Fight Against Cybercrime: Olukoyede Urges Multi-Stakeholder Collaboration
The Executive Chairman of the Economic and Financial Crimes Commission (EFCC), Mr. Ola Olukoyede, has charged stakeholders across the public and private sectors to embrace a holistic cybersecurity built on collaboration, transparency, ethics, and citizen awareness.
Olukoyede made this appeal IN Lagos while delivering the Opening Address at the 2025 FITC/NIBSS ThinkNnovation Cybersecurity Conference 6.0 themed “Securing Tomorrow: Cyber Resilience, Intelligent Defence, and the Architecture of Trust in a Borderless World.” on Wednesday 22, October 2025.
The Chairman, who was represented by Deputy Commander of the EFCC, DCE Ayo Oyewole, Head of Public Affairs, Lagos Directorate 1, called for an intensified national and global response to the growing threat of cyber-enabled financial crimes. He emphasized that cybersecurity is now a shared responsibility that must extend beyond institutional concerns and highlighted the urgency of securing Nigeria’s digital financial landscape against rising cross-border cyber threats.

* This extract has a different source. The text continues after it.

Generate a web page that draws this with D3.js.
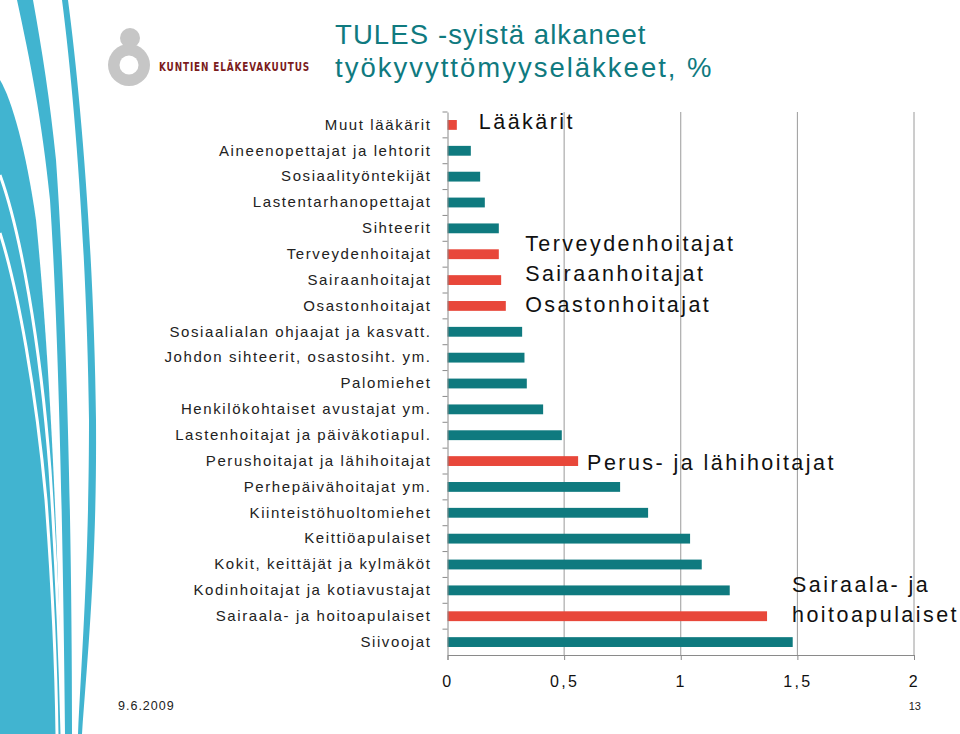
<!DOCTYPE html>
<html><head><meta charset="utf-8">
<script src="https://cdn.jsdelivr.net/npm/d3@7"></script>
<style>
html,body{margin:0;padding:0;background:#fff;}
svg{display:block;font-family:"Liberation Sans",Arial,sans-serif;}
</style></head>
<body>
<svg id="c" width="960" height="734"></svg>
<script>
const categories = [
  "Muut lääkärit","Aineenopettajat ja lehtorit","Sosiaalityöntekijät","Lastentarhanopettajat",
  "Sihteerit","Terveydenhoitajat","Sairaanhoitajat","Osastonhoitajat",
  "Sosiaalialan ohjaajat ja kasvatt.","Johdon sihteerit, osastosiht. ym.","Palomiehet",
  "Henkilökohtaiset avustajat ym.","Lastenhoitajat ja päiväkotiapul.","Perushoitajat ja lähihoitajat",
  "Perhepäivähoitajat ym.","Kiinteistöhuoltomiehet","Keittiöapulaiset","Kokit, keittäjät ja kylmäköt",
  "Kodinhoitajat ja kotiavustajat","Sairaala- ja hoitoapulaiset","Siivoojat"
];
const values = [0.04,0.10,0.14,0.16,0.22,0.22,0.23,0.25,0.32,0.33,0.34,0.41,0.49,0.56,0.74,0.86,1.04,1.09,1.21,1.37,1.48];
const highlighted = ["Muut lääkärit","Terveydenhoitajat","Sairaanhoitajat","Osastonhoitajat","Perushoitajat ja lähihoitajat","Sairaala- ja hoitoapulaiset"];
const tickValues = [0,0.5,1,1.5,2];
const tickLabels = ["0","0,5","1","1,5","2"];
const titleLines = ["TULES -syistä alkaneet","työkyvyttömyyseläkkeet, %"];
const annotations = [
  {cat:"Muut lääkärit", lines:["Lääkärit"], dx:22, dy:-4},
  {cat:"Sairaanhoitajat", lines:["Terveydenhoitajat","Sairaanhoitajat","Osastonhoitajat"], dx:24, dy:-7},
  {cat:"Perushoitajat ja lähihoitajat", lines:["Perus- ja lähihoitajat"], dx:9, dy:1},
  {cat:"Sairaala- ja hoitoapulaiset", lines:["Sairaala- ja","hoitoapulaiset"], dx:25, dy:-17}
];

const TEAL = "#0f7a7f", RED = "#e8473a";
const svg = d3.select("#c");

// decorative stripes
const deco = svg.append("g");
const BLUE = "#41b4d0";
deco.append("path").attr("fill",BLUE)
  .attr("d","M0,80 C12,100 26,150 36,220 C48,340 58,520 62,734 L0,734 Z");
deco.append("path").attr("fill",BLUE)
  .attr("d","M17,0 L33,0 C42,50 50,100 56,160 C66,300 72,520 72,734 L65,734 C63,520 58,320 50,200 C42,120 30,60 17,0 Z");
deco.append("path").attr("fill",BLUE)
  .attr("d","M62,0 L68,0 C80,90 94,250 96,420 C97,560 88,650 82,734 L78,734 C82,650 89,560 89,420 C87,260 75,100 62,0 Z");
deco.append("path").attr("fill","none").attr("stroke","#fff").attr("stroke-width",3)
  .attr("d","M0,175 C20,230 40,340 50,470 C56,560 60,650 62,734");
deco.append("path").attr("fill","none").attr("stroke","#fff").attr("stroke-width",3)
  .attr("d","M0,233 C18,290 36,390 46,500 C52,580 56,660 57,734");

// logo
const logo = svg.append("g");
logo.append("circle").attr("cx",130).attr("cy",38).attr("r",10).attr("fill","#c6c6c6");
logo.append("circle").attr("cx",129).attr("cy",65).attr("r",21).attr("fill","#c6c6c6");
logo.append("circle").attr("cx",129).attr("cy",65).attr("r",9.5).attr("fill","#fff");
logo.append("text").attr("x",159).attr("y",71).attr("fill","#7b1c1c")
  .attr("font-family","'DejaVu Sans Condensed','Liberation Sans Narrow',sans-serif")
  .attr("font-weight","bold").attr("font-size",12.5).attr("letter-spacing",1.1)
  .attr("textLength",151).attr("lengthAdjust","spacingAndGlyphs")
  .text("KUNTIEN ELÄKEVAKUUTUS");

// title
svg.append("g").selectAll("text").data(titleLines).join("text")
  .attr("x",335).attr("y",(d,i)=>44+i*33)
  .attr("fill",TEAL).attr("font-size",27.5).attr("letter-spacing",(d,i)=>i?2.0:1.1)
  .text(d=>d);

// scales
const x = d3.scaleLinear().domain([0,2]).range([447.5,914]);
const y = d3.scaleBand().domain(categories).range([112,655]).paddingInner(0.62).paddingOuter(0.31);
const step = y.step();

// gridlines
svg.append("g").selectAll("line").data(tickValues.slice(1)).join("line")
  .attr("x1",d=>x(d)).attr("x2",d=>x(d)).attr("y1",112).attr("y2",655)
  .attr("stroke","#9a9a9a").attr("stroke-width",1);

// bars
svg.append("g").selectAll("rect").data(categories).join("rect")
  .attr("x",x(0)).attr("y",d=>y(d))
  .attr("width",(d,i)=>x(values[i])-x(0)).attr("height",y.bandwidth())
  .attr("fill",d=>highlighted.includes(d)?RED:TEAL);

// x axis
const xAxis = d3.axisBottom(x).tickValues(tickValues).tickFormat((d,i)=>tickLabels[i]).tickSize(5).tickPadding(16);
const gx = svg.append("g").attr("transform","translate(0,655)").call(xAxis);
gx.select(".domain").attr("stroke","#8a8a8a");
gx.selectAll(".tick line").attr("stroke","#8a8a8a");
gx.selectAll("text").attr("font-size",16).attr("fill","#111").attr("letter-spacing",2.4)
  .attr("font-family","'Liberation Sans',Arial,sans-serif");

// y axis
const yAxis = d3.axisLeft(y).tickSize(0).tickPadding(16);
const gy = svg.append("g").attr("transform",`translate(${x(0)},0)`).call(yAxis);
gy.select(".domain").attr("stroke","#8a8a8a");
gy.selectAll("text").attr("font-size",15).attr("fill","#222").attr("letter-spacing",1.6)
  .attr("font-family","'Liberation Sans',Arial,sans-serif");
// boundary ticks
svg.append("g").selectAll("line").data(categories).join("line")
  .attr("x1",x(0)-5).attr("x2",x(0))
  .attr("y1",d=>y(d)+y.bandwidth()/2-step/2).attr("y2",d=>y(d)+y.bandwidth()/2-step/2)
  .attr("stroke","#8a8a8a");

// annotations
const ann = svg.append("g").attr("fill","#111").attr("font-size",21.5).attr("letter-spacing",2.45);
annotations.forEach(a=>{
  const i = categories.indexOf(a.cat);
  const cy = y(a.cat)+y.bandwidth()/2 + a.dy;
  const n = a.lines.length;
  a.lines.forEach((t,k)=>{
    ann.append("text").attr("x",x(values[i])+a.dx)
      .attr("y",cy+8+(k-(n-1)/2)*30.5)
      .text(t);
  });
});

// footer
svg.append("text").attr("x",118).attr("y",710).attr("font-size",12.5).attr("fill","#222").attr("letter-spacing",1).text("9.6.2009");
svg.append("text").attr("x",921).attr("y",710).attr("text-anchor","end").attr("font-size",11).attr("fill","#222").text("13");
</script>
</body></html>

“Cybercrime has evolved from petty fraud to a global criminal enterprise sophisticated, syndicated, and systemically dangerous,” he noted.

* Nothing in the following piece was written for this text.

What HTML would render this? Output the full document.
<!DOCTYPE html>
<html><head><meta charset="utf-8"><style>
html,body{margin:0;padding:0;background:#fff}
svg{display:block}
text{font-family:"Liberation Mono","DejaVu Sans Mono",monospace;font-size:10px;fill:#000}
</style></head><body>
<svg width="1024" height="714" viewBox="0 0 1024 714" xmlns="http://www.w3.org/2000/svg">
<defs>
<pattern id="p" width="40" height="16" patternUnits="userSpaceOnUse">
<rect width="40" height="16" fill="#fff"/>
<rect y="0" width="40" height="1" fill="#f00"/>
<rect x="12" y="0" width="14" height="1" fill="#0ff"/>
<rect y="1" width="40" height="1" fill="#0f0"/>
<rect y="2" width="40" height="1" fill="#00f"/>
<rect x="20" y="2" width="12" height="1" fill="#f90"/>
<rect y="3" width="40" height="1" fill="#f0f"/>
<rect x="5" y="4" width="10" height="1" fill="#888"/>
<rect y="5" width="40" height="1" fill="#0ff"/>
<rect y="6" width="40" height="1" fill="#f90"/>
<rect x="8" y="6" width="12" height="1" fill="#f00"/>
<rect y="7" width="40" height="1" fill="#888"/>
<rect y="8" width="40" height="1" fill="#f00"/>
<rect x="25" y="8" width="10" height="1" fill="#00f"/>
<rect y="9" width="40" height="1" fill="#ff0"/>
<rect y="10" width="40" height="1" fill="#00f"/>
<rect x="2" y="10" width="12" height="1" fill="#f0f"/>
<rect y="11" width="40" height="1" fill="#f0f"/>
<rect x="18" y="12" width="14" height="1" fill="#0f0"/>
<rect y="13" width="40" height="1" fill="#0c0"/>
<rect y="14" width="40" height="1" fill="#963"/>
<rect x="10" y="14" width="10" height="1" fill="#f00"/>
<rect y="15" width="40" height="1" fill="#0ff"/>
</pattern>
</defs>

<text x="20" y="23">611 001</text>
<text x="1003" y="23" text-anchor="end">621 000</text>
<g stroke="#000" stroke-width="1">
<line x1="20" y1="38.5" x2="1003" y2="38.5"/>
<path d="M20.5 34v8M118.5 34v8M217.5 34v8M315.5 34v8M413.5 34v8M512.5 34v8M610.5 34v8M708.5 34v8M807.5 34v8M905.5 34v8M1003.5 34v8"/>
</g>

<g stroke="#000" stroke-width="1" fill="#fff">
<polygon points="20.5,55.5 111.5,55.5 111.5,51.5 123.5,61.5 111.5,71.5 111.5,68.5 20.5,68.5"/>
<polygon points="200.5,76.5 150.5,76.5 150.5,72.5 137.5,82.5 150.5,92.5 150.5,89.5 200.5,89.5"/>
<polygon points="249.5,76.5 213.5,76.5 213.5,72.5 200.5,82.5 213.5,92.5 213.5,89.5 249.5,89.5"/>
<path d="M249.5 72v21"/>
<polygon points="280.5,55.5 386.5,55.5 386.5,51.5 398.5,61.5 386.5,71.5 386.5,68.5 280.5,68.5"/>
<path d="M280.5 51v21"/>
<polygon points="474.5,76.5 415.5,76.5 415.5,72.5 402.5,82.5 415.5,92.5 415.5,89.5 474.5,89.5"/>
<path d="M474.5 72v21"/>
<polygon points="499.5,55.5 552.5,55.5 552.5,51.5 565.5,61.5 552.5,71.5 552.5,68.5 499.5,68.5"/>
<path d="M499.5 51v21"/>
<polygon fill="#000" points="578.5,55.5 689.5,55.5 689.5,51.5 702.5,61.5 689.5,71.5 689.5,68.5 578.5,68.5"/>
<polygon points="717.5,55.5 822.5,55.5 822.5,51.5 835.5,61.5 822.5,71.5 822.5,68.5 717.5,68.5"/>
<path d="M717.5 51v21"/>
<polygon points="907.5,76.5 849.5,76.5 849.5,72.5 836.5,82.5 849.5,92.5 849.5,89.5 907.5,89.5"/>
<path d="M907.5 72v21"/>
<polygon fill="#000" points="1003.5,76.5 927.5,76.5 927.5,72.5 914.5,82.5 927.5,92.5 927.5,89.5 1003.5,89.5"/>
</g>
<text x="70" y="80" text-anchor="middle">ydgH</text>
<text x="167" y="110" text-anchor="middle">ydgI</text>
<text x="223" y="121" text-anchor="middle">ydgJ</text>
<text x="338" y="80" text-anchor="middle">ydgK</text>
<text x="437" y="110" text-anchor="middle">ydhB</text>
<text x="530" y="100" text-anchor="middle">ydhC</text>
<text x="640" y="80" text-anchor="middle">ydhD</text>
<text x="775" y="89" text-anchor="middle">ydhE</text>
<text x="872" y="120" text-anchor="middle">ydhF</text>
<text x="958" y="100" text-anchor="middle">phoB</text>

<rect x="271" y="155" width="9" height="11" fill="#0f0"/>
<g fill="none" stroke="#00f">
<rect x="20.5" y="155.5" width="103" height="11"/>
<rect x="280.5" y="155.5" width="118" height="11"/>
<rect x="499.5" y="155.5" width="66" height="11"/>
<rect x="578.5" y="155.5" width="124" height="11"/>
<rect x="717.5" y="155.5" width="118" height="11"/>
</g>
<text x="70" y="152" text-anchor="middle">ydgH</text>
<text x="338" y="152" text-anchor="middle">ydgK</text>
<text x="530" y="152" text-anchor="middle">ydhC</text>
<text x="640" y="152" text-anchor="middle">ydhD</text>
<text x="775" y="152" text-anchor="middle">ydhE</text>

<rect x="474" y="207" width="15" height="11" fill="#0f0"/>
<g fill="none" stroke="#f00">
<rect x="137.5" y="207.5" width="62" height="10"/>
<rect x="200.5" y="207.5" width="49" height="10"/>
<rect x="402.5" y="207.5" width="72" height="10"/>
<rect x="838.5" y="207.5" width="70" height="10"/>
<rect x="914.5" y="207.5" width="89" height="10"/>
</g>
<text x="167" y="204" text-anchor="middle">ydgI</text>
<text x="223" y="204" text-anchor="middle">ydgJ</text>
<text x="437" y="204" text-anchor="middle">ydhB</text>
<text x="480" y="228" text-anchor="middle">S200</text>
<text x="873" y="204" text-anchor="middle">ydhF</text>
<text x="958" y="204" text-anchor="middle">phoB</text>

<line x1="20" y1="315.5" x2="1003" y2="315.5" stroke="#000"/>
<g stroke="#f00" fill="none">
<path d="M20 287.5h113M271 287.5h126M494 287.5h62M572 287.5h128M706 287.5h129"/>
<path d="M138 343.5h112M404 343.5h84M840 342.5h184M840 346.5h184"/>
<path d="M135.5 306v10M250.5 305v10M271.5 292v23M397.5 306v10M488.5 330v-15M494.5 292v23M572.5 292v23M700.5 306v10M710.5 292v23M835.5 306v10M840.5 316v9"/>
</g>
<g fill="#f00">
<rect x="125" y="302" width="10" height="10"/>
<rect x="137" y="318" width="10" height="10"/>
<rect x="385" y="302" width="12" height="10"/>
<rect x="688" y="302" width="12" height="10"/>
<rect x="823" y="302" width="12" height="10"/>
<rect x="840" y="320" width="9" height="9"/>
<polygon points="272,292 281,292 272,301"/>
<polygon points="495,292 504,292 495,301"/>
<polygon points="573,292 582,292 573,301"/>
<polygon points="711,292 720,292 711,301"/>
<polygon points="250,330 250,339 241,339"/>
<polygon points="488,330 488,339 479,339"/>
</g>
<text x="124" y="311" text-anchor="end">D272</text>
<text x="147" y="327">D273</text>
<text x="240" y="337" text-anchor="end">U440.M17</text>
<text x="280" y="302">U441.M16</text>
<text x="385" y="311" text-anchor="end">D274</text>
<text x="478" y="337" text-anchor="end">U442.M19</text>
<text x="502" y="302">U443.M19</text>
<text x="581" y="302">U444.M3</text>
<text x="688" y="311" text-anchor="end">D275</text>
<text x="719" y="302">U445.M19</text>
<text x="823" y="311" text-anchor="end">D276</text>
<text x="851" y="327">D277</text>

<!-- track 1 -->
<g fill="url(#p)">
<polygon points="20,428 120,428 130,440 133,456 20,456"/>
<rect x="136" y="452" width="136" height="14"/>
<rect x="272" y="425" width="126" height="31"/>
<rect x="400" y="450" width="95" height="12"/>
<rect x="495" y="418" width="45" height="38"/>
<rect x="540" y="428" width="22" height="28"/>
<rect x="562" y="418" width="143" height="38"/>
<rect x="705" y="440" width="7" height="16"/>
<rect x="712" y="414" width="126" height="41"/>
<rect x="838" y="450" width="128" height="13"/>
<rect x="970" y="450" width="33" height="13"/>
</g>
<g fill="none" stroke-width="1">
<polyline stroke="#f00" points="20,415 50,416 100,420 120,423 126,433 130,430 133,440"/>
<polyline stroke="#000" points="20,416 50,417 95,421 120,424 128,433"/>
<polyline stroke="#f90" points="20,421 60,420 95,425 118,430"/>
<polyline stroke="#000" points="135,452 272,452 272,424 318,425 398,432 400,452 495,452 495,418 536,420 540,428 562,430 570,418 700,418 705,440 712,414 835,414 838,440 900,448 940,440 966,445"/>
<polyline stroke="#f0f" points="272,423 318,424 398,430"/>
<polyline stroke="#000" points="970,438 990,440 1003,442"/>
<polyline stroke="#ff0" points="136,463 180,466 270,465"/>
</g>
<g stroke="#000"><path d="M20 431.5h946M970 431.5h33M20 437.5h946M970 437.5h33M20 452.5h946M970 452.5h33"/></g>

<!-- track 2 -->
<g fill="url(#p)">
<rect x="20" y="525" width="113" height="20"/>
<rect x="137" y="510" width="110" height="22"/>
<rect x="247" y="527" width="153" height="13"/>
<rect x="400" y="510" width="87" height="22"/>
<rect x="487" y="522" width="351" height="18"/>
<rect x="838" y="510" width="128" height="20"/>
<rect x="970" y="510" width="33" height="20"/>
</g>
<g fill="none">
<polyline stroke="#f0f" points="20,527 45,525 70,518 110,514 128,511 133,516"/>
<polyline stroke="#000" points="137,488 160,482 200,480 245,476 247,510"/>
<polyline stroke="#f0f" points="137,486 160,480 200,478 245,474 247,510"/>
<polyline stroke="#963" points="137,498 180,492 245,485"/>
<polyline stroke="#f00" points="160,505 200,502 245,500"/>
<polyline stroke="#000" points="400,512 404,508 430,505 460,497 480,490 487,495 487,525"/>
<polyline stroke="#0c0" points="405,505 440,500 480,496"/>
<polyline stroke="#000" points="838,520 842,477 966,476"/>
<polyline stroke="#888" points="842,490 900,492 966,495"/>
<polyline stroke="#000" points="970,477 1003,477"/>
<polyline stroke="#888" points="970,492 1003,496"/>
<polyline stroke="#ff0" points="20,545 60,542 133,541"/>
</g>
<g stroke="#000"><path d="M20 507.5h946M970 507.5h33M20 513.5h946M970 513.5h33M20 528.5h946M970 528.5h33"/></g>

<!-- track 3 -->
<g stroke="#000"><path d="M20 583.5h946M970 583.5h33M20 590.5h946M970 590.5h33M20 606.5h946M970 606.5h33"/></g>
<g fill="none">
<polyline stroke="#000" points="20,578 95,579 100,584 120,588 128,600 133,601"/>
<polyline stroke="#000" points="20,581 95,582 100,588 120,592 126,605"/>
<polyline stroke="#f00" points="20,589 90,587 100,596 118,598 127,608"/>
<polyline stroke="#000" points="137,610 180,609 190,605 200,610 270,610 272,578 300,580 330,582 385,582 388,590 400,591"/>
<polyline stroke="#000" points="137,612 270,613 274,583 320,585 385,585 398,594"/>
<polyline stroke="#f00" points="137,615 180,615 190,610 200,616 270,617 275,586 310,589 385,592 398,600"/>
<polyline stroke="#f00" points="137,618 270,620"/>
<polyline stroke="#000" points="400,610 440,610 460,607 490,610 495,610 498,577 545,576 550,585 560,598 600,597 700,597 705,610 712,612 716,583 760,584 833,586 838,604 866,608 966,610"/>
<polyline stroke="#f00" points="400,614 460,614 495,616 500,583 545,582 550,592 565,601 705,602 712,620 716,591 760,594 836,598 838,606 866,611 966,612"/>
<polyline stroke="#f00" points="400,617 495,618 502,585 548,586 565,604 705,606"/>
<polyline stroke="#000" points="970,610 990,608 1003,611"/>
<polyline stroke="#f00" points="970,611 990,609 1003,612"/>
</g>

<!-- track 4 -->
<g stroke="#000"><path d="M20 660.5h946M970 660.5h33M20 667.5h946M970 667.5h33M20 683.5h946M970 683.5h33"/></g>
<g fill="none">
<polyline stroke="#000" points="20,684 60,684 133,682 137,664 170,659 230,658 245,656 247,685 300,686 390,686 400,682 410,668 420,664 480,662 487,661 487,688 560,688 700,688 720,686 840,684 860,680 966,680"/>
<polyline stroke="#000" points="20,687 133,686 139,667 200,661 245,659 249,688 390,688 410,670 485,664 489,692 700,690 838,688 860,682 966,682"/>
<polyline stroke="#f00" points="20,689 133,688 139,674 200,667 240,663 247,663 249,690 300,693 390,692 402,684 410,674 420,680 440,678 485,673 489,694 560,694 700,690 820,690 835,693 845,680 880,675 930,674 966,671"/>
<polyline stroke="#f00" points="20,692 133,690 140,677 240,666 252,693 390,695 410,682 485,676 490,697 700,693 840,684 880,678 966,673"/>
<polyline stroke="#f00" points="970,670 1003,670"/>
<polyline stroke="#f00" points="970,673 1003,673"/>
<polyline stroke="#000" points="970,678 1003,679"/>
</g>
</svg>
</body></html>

“It threatens not just our financial systems, but also national security, democratic institutions, and most importantly, public trust,” he added.
He highlighted the Commission’s evolving role in combating cyber-enabled financial crimes, citing recent strategic reforms, including:
The establishment of a Cybercrime Rapid Response Center, operating 24/7 with digital forensic tools and advanced technological capabilities; enhanced collaboration with local and international partners, including NIBSS, CBN, NCC, Interpol, and global Financial Intelligence Units (FIUs), capacity-building initiatives to strengthen the Commission’s workforce in handling increasingly complex digital crimes and the disruption of major cybercrime syndicates, leading to the recovery of billions of naira in stolen assets.
“In a digital economy, trust is more valuable than technology. “Every failed transaction or data breach erodes public confidence. We must safeguard this trust as a matter of national security”, he said.
According to him, the EFCC is:
Deepening collaboration with financial institutions to detect and deter insider fraud;
Stepping up efforts to protect depositors from targeted cyberattacks;
Working closely with regulators to strengthen cybersecurity laws and enhance asset recovery mechanisms for digital crimes.
The EFCC Chairman concluded by urging stakeholders to move from awareness to action, from passive defenses to resilient ecosystems, and from basic compliance to systems that inspire enduring trust.